“Navegava Alexandre em uma poderosa armada pelo mar Eritreu a conquistar a Índia; e como fosse trazido à sua presença um pirata, que por ali andava roubando os pescadores, repreendeu-o muito Alexandre de andar em tão mau ofício: porém ele, que não era medroso nem lerdo, respondeu assim: ‘Basta, senhor, que eu, porque roubo em uma barca, sou ladrão, e vós, porque roubais em uma armada, sois imperador?’ Assim é. O roubar pouco é culpa, o roubar muito é grandeza: o roubar com pouco poder faz os piratas, o roubar com muito, os Alexandres. Mas Sêneca, que sabia bem distinguir as qualidades e interpretar as significações, a uns e outros definiu com o mesmo nome: ‘Eodem loco ponem latronem, et piratam quo regem animum latronis et piratae habentem’. Se o rei de Macedônia, ou de qualquer outro, fizer o que faz o ladrão e o pirata; o ladrão, o pirata e o rei, todos têm o mesmo lugar, e merecem o mesmo nome.”
— Sermão do Bom Ladrão, Pe.

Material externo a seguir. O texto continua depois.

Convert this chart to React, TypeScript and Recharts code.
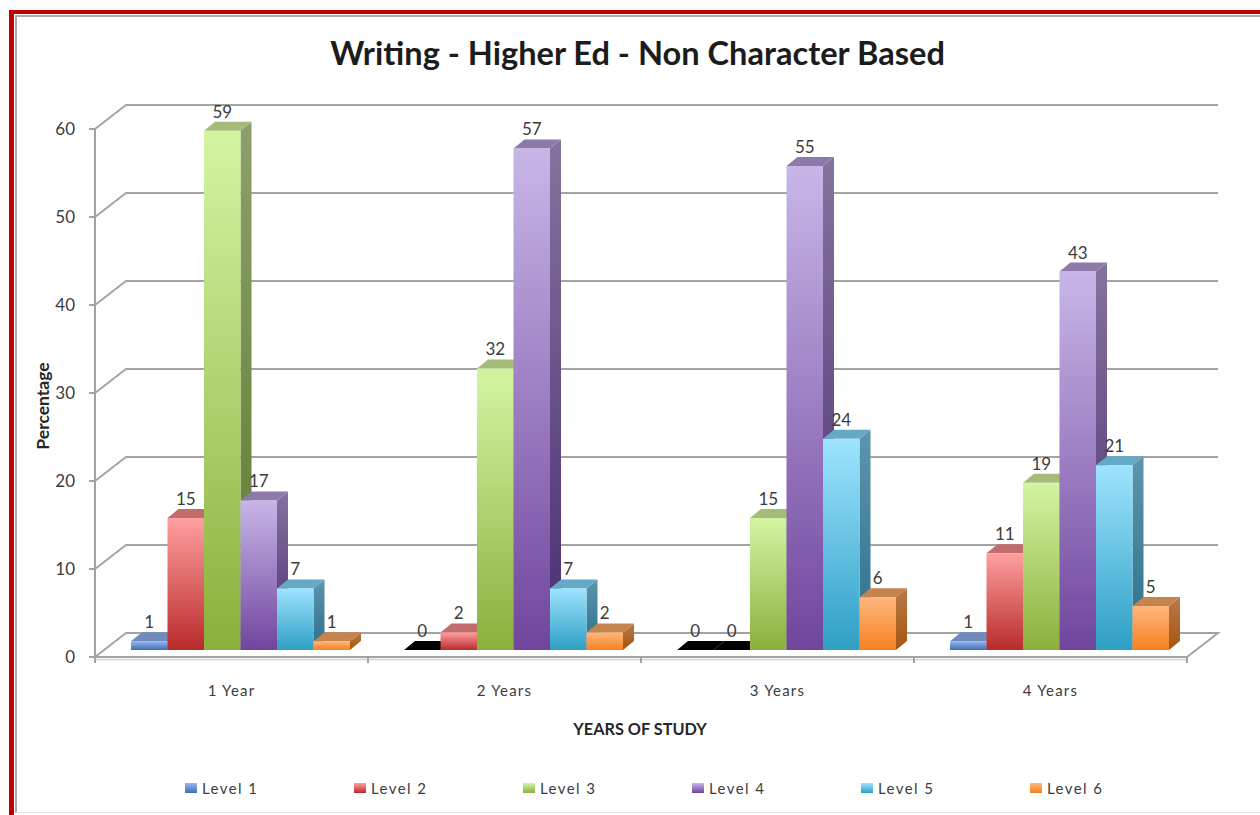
import { Bar, BarChart, CartesianGrid, LabelList, Legend, XAxis, YAxis } from "recharts";

const categories = ["1 Year", "2 Years", "3 Years", "4 Years"];
const levelNames = ["Level 1", "Level 2", "Level 3", "Level 4", "Level 5", "Level 6"];
const level1 = [1, 0, 0, 1];
const level2 = [15, 2, 0, 11];
const level3 = [59, 32, 15, 19];
const level4 = [17, 57, 55, 43];
const level5 = [7, 7, 24, 21];
const level6 = [1, 2, 6, 5];
const yTicks = [0, 10, 20, 30, 40, 50, 60];

const levels = [level1, level2, level3, level4, level5, level6];
const rows = categories.map((name, c) => {
  const row: Record<string, string | number> = { name };
  levelNames.forEach((lvl, l) => (row[lvl] = levels[l][c]));
  return row;
});

// front-light, front-dark, top face, side-light, side-dark
const tones = [
  ["#93b8f0", "#3f6fb5", "#6f8abb", "#5f7aa8", "#34558c"],
  ["#ff9f9f", "#b92b2b", "#c26c6c", "#a85a5a", "#7e2020"],
  ["#d3f5a2", "#8bb03d", "#a5bb7a", "#8da06c", "#5c7a2a"],
  ["#c8b6e8", "#70459d", "#8c7ba8", "#85739f", "#4a2d70"],
  ["#9ee4ff", "#2e9fc4", "#64a9c5", "#5d95ac", "#2a6e8b"],
  ["#ffb67f", "#f5811f", "#c5834e", "#b97a48", "#a6550f"],
];

const AXIS_GREY = "#a3a3a3";
const TEXT_GREY = "#3c3c3c";
const BODY_FONT = "Lato, 'Open Sans', sans-serif";

const PLOT_LEFT = 95;
const PLOT_RIGHT = 1187;
const PLOT_TOP = 129;
const PLOT_BOTTOM = 657;
const HALF_BAND = (PLOT_RIGHT - PLOT_LEFT) / categories.length / 2;

// wall sits behind the front plane, bars sit part way into the floor
const WALL_DX = 31;
const WALL_DY = -24;
const BAR_DX = 9;
const BAR_DY = -7;
const DEPTH_X = 11;
const DEPTH_Y = -9;

function Box3D({ x, y, width, height, tone }: any) {
  const left = x + BAR_DX;
  const top = y + BAR_DY;
  const right = left + width;
  const bottom = top + height;
  const topFace = `${left},${top} ${left + DEPTH_X},${top + DEPTH_Y} ${right + DEPTH_X},${top + DEPTH_Y} ${right},${top}`;
  if (height <= 0) {
    return <polygon points={topFace} fill="#000000" />;
  }
  return (
    <g>
      <polygon
        points={`${right},${top} ${right + DEPTH_X},${top + DEPTH_Y} ${right + DEPTH_X},${bottom + DEPTH_Y} ${right},${bottom}`}
        fill={`url(#side${tone})`}
      />
      <polygon points={topFace} fill={tones[tone][2]} />
      <rect x={left} y={top} width={width} height={height} fill={`url(#front${tone})`} />
    </g>
  );
}

function ValueLabel({ x, y, width, value }: any) {
  return (
    <text
      x={x + BAR_DX + width / 2}
      y={y + BAR_DY - 13}
      textAnchor="middle"
      fontFamily={BODY_FONT}
      fontSize={17}
      fill={TEXT_GREY}
    >
      {value}
    </text>
  );
}

// wall line running back from the front plane, floor edge closes on the right
function WallLine({ x1, x2, y1, key }: any) {
  const isFloor = Math.abs(y1 - PLOT_BOTTOM) < 1;
  const backY = y1 + WALL_DY;
  return (
    <g key={key}>
      <path
        d={`M${x1},${y1} L${x1 + WALL_DX},${backY} L${x2 + WALL_DX},${backY}${isFloor ? ` L${x2},${y1}` : ""}`}
        fill="none"
        stroke={AXIS_GREY}
        strokeWidth={2}
      />
      {isFloor && <line x1={x1} x2={x2} y1={y1 + 2.5} y2={y1 + 2.5} stroke="#d4d4d4" strokeWidth={1.5} />}
    </g>
  );
}

function CategoryTick({ x, y, payload, index }: any) {
  return (
    <g>
      {index === 0 && <line x1={x - HALF_BAND} x2={x - HALF_BAND} y1={PLOT_BOTTOM} y2={PLOT_BOTTOM + 6} stroke={AXIS_GREY} strokeWidth={2} />}
      <line x1={x + HALF_BAND} x2={x + HALF_BAND} y1={PLOT_BOTTOM} y2={PLOT_BOTTOM + 6} stroke={AXIS_GREY} strokeWidth={2} />
      <text x={x} y={y + 31} textAnchor="middle" fontFamily={BODY_FONT} fontSize={15} letterSpacing={1.2} fill={TEXT_GREY}>
        {payload.value}
      </text>
    </g>
  );
}

function LevelLegend() {
  return (
    <div style={{ display: "flex", height: 30, paddingLeft: 185, alignItems: "center" }}>
      {levelNames.map((name, i) => (
        <div key={name} style={{ width: 169, display: "flex", alignItems: "center", flex: "none" }}>
          <span
            style={{
              width: 12,
              height: 10,
              marginRight: 5,
              background: `linear-gradient(${tones[i][0]}, ${tones[i][1]})`,
            }}
          />
          <span style={{ fontFamily: BODY_FONT, fontSize: 15, letterSpacing: 1.4, color: TEXT_GREY }}>{name}</span>
        </div>
      ))}
    </div>
  );
}

export default function App() {
  return (
    <div style={{ position: "absolute", left: 0, top: 0, width: 1260, height: 815, background: "#fff", overflow: "hidden" }}>
      {/* page frame: red rule with a thin grey inner line */}
      <div
        style={{
          position: "absolute",
          left: 9,
          top: 10,
          right: 0,
          bottom: 0,
          borderLeft: "5px solid #c00000",
          borderTop: "4px solid #c00000",
        }}
      >
        <div
          style={{
            position: "absolute",
            left: 1,
            top: 1,
            right: 0,
            bottom: 2,
            borderLeft: "2px solid #ababab",
            borderTop: "2px solid #ababab",
            borderBottom: "1px solid #e4e4e4",
          }}
        />
      </div>
      <div style={{ position: "absolute", left: 0, top: 0 }}>
        <BarChart
          width={1260}
          height={815}
          data={rows}
          barSize={36.5}
          barGap={0}
          margin={{ top: PLOT_TOP, right: 1260 - PLOT_RIGHT, bottom: 88, left: 45 }}
        >
          <defs>
            {tones.map((t, i) => (
              <linearGradient key={`front${i}`} id={`front${i}`} x1="0" y1="0" x2="0" y2="1">
                <stop offset="0%" stopColor={t[0]} />
                <stop offset="100%" stopColor={t[1]} />
              </linearGradient>
            ))}
            {tones.map((t, i) => (
              <linearGradient key={`side${i}`} id={`side${i}`} x1="0" y1="0" x2="0" y2="1">
                <stop offset="0%" stopColor={t[3]} />
                <stop offset="100%" stopColor={t[4]} />
              </linearGradient>
            ))}
          </defs>
          <text x={637.5} y={65} textAnchor="middle" fontFamily={BODY_FONT} fontWeight={700} fontSize={32.6} fill="#1c1c1c">
            Writing - Higher Ed - Non Character Based
          </text>
          <text
            x={49}
            y={406}
            textAnchor="middle"
            transform="rotate(-90 49 406)"
            fontFamily={BODY_FONT}
            fontWeight={700}
            fontSize={17.5}
            fill="#262626"
          >
            Percentage
          </text>
          <text x={640} y={735} textAnchor="middle" fontFamily={BODY_FONT} fontWeight={700} fontSize={16.3} fill="#262626">
            YEARS OF STUDY
          </text>
          <CartesianGrid vertical={false} horizontal={WallLine as any} />
          <XAxis
            dataKey="name"
            height={40}
            axisLine={{ stroke: AXIS_GREY, strokeWidth: 2 }}
            tickLine={false}
            tick={CategoryTick as any}
            interval={0}
          />
          <YAxis
            width={50}
            domain={[0, 60]}
            ticks={yTicks}
            axisLine={{ stroke: AXIS_GREY, strokeWidth: 2 }}
            tickLine={{ stroke: AXIS_GREY, strokeWidth: 2 }}
            tickSize={6}
            tickMargin={14}
            tick={{ fill: TEXT_GREY, fontSize: 17, fontFamily: BODY_FONT }}
          />
          <Legend
            verticalAlign="bottom"
            content={<LevelLegend />}
            wrapperStyle={{ left: 0, top: 773, bottom: "auto", width: 1260 }}
          />
          {levelNames.map((name, i) => (
            <Bar
              key={name}
              dataKey={name}
              isAnimationActive={false}
              shape={(p: any) => <Box3D {...p} tone={i} />}
            >
              <LabelList dataKey={name} content={ValueLabel as any} />
            </Bar>
          ))}
        </BarChart>
      </div>
    </div>
  );
}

Antônio Vieira
É estarrecedor notar o véu de respeito que têm os políticos diante de nossa sociedade. E não só os políticos, mas também grandes chefes de quadrilhas e mafiosos. O roubar muito parece cobrir o ladrão de uma áurea de respeitabilidade perante a opinião pública. Como nos mostra o Sermão do Bom Ladrão do padre Antônio Vieira, datado de 1655, tal fenômeno é bastante antigo e já foi diagnosticado no passado distante. Hoje, porém, ele toma dimensões mais preocupantes, haja visto o grau de santidade que o chamado Estado Democrático de Direito tomou, e junto com ele, a ideia de que todas soluções para os problemas em sociedade passam por políticos ao mesmo tempo em que sabidamente todos eles não passam de vigaristas salafrários, boçais sem nenhum pudor e inibição moral para práticas sistemáticas de furtos e roubos.
Onde mais um político conseguiria tantos olhos para espionar você, se você mesmo não tivesse propiciado a ele? Como ele poderia ter tantos punhos para agredir você, se você não tivesse emprestado os seus a ele? Os pés que marcham pelas cidades, de onde eles os tirariam se não pudesse contar com os seus pés? Como ele tem tanto poder sobre você que não seja através de você? Como ele poderia atacar você sem contar com a sua colaboração? Eis um dos maiores mistérios da Filosofia Política: por que o ser humano se auto subjuga à servidão voluntária diante de crápulas imundos? Em seu Discurso da “Servidão Voluntária”, Étienne de La Boétie escreveu um dos maiores clássicos da literatura política ao analisar essa questão.
Em essência, La Boétie concluiu o mesmo que Vieira, a saber, que
em última análise, toda a legitimidade dos tiranos vem da anuência da maioria de seus súditos, que, por sua vez, tem origem na carência de virtudes no povo. Não que este seja culpado pela tirania, mas que ele é o único capaz de romper o ciclo de sua própria escravidão e isto consiste essencialmente em um problema moral e não de força bruta, pois se: “decidi não mais servir e sereis livres; não pretendo que o empurreis ou sacudais, somente não mais o sustentai, e o vereis como um grande colosso, de quem se subtraiu a base, desmanchar-se com seu próprio peso e rebentar-se.” (La Boétie)
Roubar pouco faz do homem um marginal e roubar muito, um político. Estamos esperando o que para dar aos segundos o desprezo que damos aos primeiros na proporção de suas vilanias?